Task brief:
Copy the data exactly; pictures stay out of the copy.
□ □ □ □ □ □ □
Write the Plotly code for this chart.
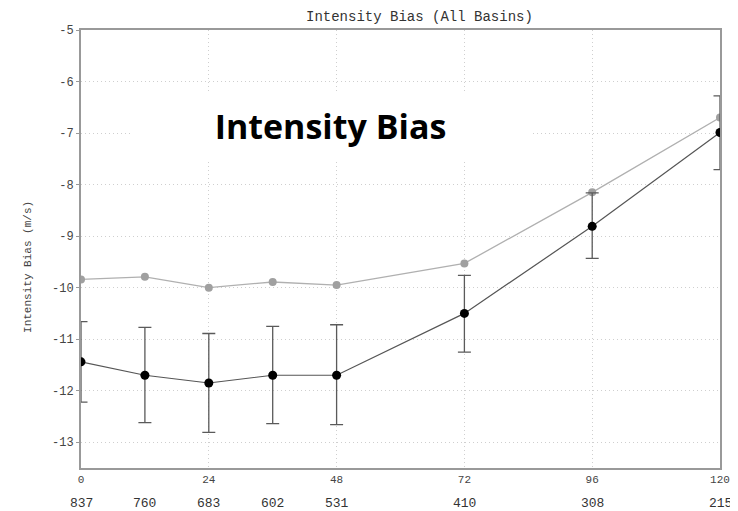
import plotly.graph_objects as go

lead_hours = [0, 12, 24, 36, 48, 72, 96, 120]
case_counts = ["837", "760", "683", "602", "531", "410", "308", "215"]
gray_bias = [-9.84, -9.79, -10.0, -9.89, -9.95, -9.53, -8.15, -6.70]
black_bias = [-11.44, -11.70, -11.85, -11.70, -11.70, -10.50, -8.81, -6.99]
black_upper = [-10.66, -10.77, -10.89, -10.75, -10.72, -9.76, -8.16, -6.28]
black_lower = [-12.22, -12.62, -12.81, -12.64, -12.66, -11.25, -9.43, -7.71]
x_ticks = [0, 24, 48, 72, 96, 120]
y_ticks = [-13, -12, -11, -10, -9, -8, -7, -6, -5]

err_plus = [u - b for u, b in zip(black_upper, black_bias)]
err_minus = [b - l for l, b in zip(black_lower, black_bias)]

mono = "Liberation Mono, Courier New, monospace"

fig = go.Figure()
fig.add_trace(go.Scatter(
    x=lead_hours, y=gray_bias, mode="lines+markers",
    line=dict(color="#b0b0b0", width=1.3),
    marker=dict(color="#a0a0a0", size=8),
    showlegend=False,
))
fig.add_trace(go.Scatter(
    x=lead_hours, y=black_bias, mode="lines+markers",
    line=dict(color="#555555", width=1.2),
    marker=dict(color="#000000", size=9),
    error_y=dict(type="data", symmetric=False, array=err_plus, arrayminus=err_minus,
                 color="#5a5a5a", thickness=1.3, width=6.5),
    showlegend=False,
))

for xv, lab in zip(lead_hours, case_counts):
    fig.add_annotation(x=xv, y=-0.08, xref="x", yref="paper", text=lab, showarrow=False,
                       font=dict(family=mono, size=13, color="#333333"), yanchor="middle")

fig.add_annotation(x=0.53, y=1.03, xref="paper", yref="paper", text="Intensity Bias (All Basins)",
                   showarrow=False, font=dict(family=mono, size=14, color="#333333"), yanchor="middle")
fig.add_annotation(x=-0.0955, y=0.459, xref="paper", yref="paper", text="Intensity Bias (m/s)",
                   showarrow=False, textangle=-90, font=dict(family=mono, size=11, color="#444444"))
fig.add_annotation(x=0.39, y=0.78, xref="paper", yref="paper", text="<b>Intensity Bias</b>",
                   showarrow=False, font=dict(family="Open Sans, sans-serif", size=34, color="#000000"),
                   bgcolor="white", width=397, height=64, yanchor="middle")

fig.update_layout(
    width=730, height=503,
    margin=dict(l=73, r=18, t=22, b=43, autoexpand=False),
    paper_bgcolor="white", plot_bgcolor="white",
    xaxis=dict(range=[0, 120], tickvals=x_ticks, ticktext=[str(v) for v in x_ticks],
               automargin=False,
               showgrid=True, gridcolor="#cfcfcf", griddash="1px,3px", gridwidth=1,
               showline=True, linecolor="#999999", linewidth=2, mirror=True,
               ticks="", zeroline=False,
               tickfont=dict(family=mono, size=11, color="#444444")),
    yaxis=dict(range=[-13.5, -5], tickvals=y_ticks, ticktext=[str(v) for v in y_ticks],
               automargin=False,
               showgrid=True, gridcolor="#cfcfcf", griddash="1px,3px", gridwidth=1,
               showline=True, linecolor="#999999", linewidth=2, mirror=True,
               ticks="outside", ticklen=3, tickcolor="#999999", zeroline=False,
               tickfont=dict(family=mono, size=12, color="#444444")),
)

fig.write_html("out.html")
□ □ □ □ □ □ □
Solution to the problem:
Write the Plotly code for this chart.
import plotly.graph_objects as go

lead_hours = [0, 12, 24, 36, 48, 72, 96, 120]
case_counts = ["837", "760", "683", "602", "531", "410", "308", "215"]
gray_bias = [-9.84, -9.79, -10.0, -9.89, -9.95, -9.53, -8.15, -6.70]
black_bias = [-11.44, -11.70, -11.85, -11.70, -11.70, -10.50, -8.81, -6.99]
black_upper = [-10.66, -10.77, -10.89, -10.75, -10.72, -9.76, -8.16, -6.28]
black_lower = [-12.22, -12.62, -12.81, -12.64, -12.66, -11.25, -9.43, -7.71]
x_ticks = [0, 24, 48, 72, 96, 120]
y_ticks = [-13, -12, -11, -10, -9, -8, -7, -6, -5]

err_plus = [u - b for u, b in zip(black_upper, black_bias)]
err_minus = [b - l for l, b in zip(black_lower, black_bias)]

mono = "Liberation Mono, Courier New, monospace"

fig = go.Figure()
fig.add_trace(go.Scatter(
    x=lead_hours, y=gray_bias, mode="lines+markers",
    line=dict(color="#b0b0b0", width=1.3),
    marker=dict(color="#a0a0a0", size=8),
    showlegend=False,
))
fig.add_trace(go.Scatter(
    x=lead_hours, y=black_bias, mode="lines+markers",
    line=dict(color="#555555", width=1.2),
    marker=dict(color="#000000", size=9),
    error_y=dict(type="data", symmetric=False, array=err_plus, arrayminus=err_minus,
                 color="#5a5a5a", thickness=1.3, width=6.5),
    showlegend=False,
))

for xv, lab in zip(lead_hours, case_counts):
    fig.add_annotation(x=xv, y=-0.08, xref="x", yref="paper", text=lab, showarrow=False,
                       font=dict(family=mono, size=13, color="#333333"), yanchor="middle")

fig.add_annotation(x=0.53, y=1.03, xref="paper", yref="paper", text="Intensity Bias (All Basins)",
                   showarrow=False, font=dict(family=mono, size=14, color="#333333"), yanchor="middle")
fig.add_annotation(x=-0.0955, y=0.459, xref="paper", yref="paper", text="Intensity Bias (m/s)",
                   showarrow=False, textangle=-90, font=dict(family=mono, size=11, color="#444444"))
fig.add_annotation(x=0.39, y=0.78, xref="paper", yref="paper", text="<b>Intensity Bias</b>",
                   showarrow=False, font=dict(family="Open Sans, sans-serif", size=34, color="#000000"),
                   bgcolor="white", width=397, height=64, yanchor="middle")

fig.update_layout(
    width=730, height=503,
    margin=dict(l=73, r=18, t=22, b=43, autoexpand=False),
    paper_bgcolor="white", plot_bgcolor="white",
    xaxis=dict(range=[0, 120], tickvals=x_ticks, ticktext=[str(v) for v in x_ticks],
               automargin=False,
               showgrid=True, gridcolor="#cfcfcf", griddash="1px,3px", gridwidth=1,
               showline=True, linecolor="#999999", linewidth=2, mirror=True,
               ticks="", zeroline=False,
               tickfont=dict(family=mono, size=11, color="#444444")),
    yaxis=dict(range=[-13.5, -5], tickvals=y_ticks, ticktext=[str(v) for v in y_ticks],
               automargin=False,
               showgrid=True, gridcolor="#cfcfcf", griddash="1px,3px", gridwidth=1,
               showline=True, linecolor="#999999", linewidth=2, mirror=True,
               ticks="outside", ticklen=3, tickcolor="#999999", zeroline=False,
               tickfont=dict(family=mono, size=12, color="#444444")),
)

fig.write_html("out.html")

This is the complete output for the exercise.